Если верить Виктору, они встретились в начале шестидесятых на выставке фламандской живописи в Стокгольме, куда оба были приглашены в качестве экспертов. Работая вместе, они полюбили друг друга.
Иоаким не припоминал, чтобы отец когда-нибудь выказывал сентиментальные чувства по поводу смерти Эллы. Насколько ему было известно, он даже не был на её могиле — хотя могила Эллы не была в прямом смысле могилой: она завещала развеять её прах в памятной роще под Стокгольмом.
Будучи вдовцом, он никогда никаких отношений с женщинами не заводил. Дети, по крайней мере, об этом не знали. Но связь между смертью Эллы и воздержанием Виктора вовсе не была сама собой разумеющейся. В возрасте семи или восьми лет, когда дети начинают задумываться над экзистенциальными вопросами, Иоаким и Жанетт спрашивали его о матери, но он отвечал односложно. Дети замечательно приспосабливаются к окружающей среде, у них нет другой жизни, кроме той, что дали им родители. Они заметили, что отец говорит об этом неохотно, и перестали спрашивать.

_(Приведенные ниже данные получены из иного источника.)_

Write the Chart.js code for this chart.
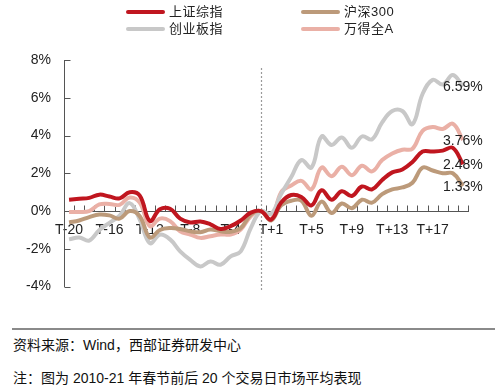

Известие о смерти отца застало Иоакима вечером. Поговорив с Семборном, он сделал стоическую попытку дописать начатую статью, но сам посыл казался диковатым. Интегрировать «Фоносимволизм и металипсы» в антиутопии Хантингтона с «трансгрессивными лабиринтами в сознании самоубийц 11 сентября» оказалось намного труднее, чем он себе представлял. Иоаким приложил немало усилий, чтобы выражаться чётко и ясно (надо же потрафить редактору) и в то же время вставить пару новых и в меру снобистских формулировок, дабы произвести впечатление на интеллектуального, как он надеялся, читателя. Но такие понятия, как
В кухне по радио мололи что-то о предстоящем назавтра матче между Швецией и Италией… Иоаким вздрогнул: ему показалось, что он случайно поймал радиостанцию с другой планеты.

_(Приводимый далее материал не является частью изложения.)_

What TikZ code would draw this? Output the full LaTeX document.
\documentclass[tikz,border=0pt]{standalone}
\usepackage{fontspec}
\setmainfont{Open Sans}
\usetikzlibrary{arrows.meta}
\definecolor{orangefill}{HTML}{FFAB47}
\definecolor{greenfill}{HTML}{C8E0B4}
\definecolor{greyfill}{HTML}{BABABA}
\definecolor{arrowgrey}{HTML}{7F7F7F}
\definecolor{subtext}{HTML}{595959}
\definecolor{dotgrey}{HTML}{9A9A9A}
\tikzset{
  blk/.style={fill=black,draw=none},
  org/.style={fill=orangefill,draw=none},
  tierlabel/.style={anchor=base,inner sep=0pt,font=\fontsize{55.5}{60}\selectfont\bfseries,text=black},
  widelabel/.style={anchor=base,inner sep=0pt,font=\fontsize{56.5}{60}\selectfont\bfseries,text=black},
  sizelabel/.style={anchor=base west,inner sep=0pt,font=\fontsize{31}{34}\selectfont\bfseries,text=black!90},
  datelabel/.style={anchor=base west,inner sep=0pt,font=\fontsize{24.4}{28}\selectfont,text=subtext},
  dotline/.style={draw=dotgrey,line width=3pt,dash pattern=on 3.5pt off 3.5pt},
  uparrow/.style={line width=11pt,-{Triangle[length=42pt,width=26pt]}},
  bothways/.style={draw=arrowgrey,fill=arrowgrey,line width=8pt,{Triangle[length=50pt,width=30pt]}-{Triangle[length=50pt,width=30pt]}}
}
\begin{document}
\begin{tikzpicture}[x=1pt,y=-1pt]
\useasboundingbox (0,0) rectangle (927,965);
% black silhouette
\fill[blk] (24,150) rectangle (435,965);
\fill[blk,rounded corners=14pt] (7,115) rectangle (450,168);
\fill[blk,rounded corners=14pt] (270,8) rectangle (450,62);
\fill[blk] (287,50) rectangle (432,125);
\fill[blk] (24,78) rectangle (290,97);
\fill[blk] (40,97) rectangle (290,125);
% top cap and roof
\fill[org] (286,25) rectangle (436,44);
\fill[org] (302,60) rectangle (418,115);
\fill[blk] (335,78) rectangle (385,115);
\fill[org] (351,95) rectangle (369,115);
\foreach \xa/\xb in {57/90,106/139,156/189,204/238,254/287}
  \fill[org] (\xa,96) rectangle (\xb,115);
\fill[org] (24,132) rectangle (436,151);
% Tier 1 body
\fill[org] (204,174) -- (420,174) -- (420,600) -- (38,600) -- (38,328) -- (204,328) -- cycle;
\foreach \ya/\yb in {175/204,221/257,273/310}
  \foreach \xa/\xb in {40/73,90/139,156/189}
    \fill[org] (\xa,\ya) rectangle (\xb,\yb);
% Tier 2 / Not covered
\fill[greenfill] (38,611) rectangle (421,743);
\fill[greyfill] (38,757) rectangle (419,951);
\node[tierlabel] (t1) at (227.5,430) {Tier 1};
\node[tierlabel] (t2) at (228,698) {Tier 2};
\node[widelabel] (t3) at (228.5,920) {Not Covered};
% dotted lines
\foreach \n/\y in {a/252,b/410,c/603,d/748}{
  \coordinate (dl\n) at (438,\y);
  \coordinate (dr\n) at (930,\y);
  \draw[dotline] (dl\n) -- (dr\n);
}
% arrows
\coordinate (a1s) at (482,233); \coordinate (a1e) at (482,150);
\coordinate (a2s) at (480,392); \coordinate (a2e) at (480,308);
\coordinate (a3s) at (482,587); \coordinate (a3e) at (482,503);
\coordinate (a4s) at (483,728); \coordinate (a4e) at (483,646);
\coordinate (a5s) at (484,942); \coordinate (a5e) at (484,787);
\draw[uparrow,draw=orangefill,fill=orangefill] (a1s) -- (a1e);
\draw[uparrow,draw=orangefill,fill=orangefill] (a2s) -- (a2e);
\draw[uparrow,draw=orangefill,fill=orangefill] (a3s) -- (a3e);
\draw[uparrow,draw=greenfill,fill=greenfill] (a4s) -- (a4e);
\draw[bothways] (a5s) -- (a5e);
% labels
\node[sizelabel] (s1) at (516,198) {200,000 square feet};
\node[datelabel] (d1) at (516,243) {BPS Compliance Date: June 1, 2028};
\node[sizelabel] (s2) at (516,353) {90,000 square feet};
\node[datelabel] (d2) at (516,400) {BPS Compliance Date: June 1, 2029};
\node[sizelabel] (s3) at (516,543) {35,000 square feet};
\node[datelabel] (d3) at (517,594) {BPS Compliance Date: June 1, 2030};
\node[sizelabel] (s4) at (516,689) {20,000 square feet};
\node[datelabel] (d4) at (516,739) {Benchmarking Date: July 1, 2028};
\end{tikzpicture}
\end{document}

Он приготовил себе коктейль водка — тоник (правда, без тоника), сделал два глотка и вылил остаток в раковину. Подумал, не позвонить ли Сесилии Хаммар и не пригласить ли её на любовный уик-энд в дом на Готланде. Но Сесилия соглашалась на подобные развлечения, только если за неё кто-то платил, а Иоаким, по крайней мере в ближайшие несколько недель, об этом не мог даже мечтать.
Подсознание, старательно избегая оформленных мыслей, попыталось подбодрить его переводом в наличные заключённого в багетные рамы наследства Виктора — получалась сумма, которую он даже не решался произнести вслух… Собрание отца было, наверное, самым значительным в Западной Швеции. Венчали его полотна Дега и Менцеля, а также редкостная смесь немецких модернистов, во главе с Францем Марком и Отто Диксом, с многочисленными работами душевнобольных русских супрематистов. Даже шведская часть коллекции заставила бы позеленеть от зависти директора любого провинциального музея: Агуели, Грюневальд, Йертен, штук двадцать гётеборгских колористов, не считая менее известных художников, чья слава только начала приближаться к вершине.
Мысль о положительных счетах согрела его, и тут он обнаружил, что сжимает в руке бумажку, где записал телефон отцовского врача.
Он вышел с мобильником в сад и набрал номер. Врач, Вестергрен, ответил так быстро, что Иоаким заподозрил, будто тот в ожидании звонка сидел в засаде.
— Это Иоаким Кунцельманн, — представился он. — Что это за болтовня, будто бы отец покончил с собой?
Врач с профессиональным сочувствием разъяснил ему обстоятельства смерти Виктора. Семборн позвонил Вестергрену из мастерской в два часа, и через десять минут он был на месте. Смерть наступила не более шести часов тому назад. Причина не совсем ясна, но определённые признаки указывают на хроническое отравление. Вскрытия не будет, если только не пожелают Иоаким и Жанетт.
— Сомневаюсь, что отец принял яд, — сказал Иоаким. — Он не доверял даже обезболивающим таблеткам. А этого человечка, рекламирующего ипрен[15], он просто побаивался.
— Я говорю о хроническом, длительном отравлении, — терпеливо повторил Вестергрен.
— Не понимаю — что значит длительном?
— Длительное воздействие вредных субстанций: свинец, кадмий, сульфид мышьяка. Точное количество ядов указать трудно.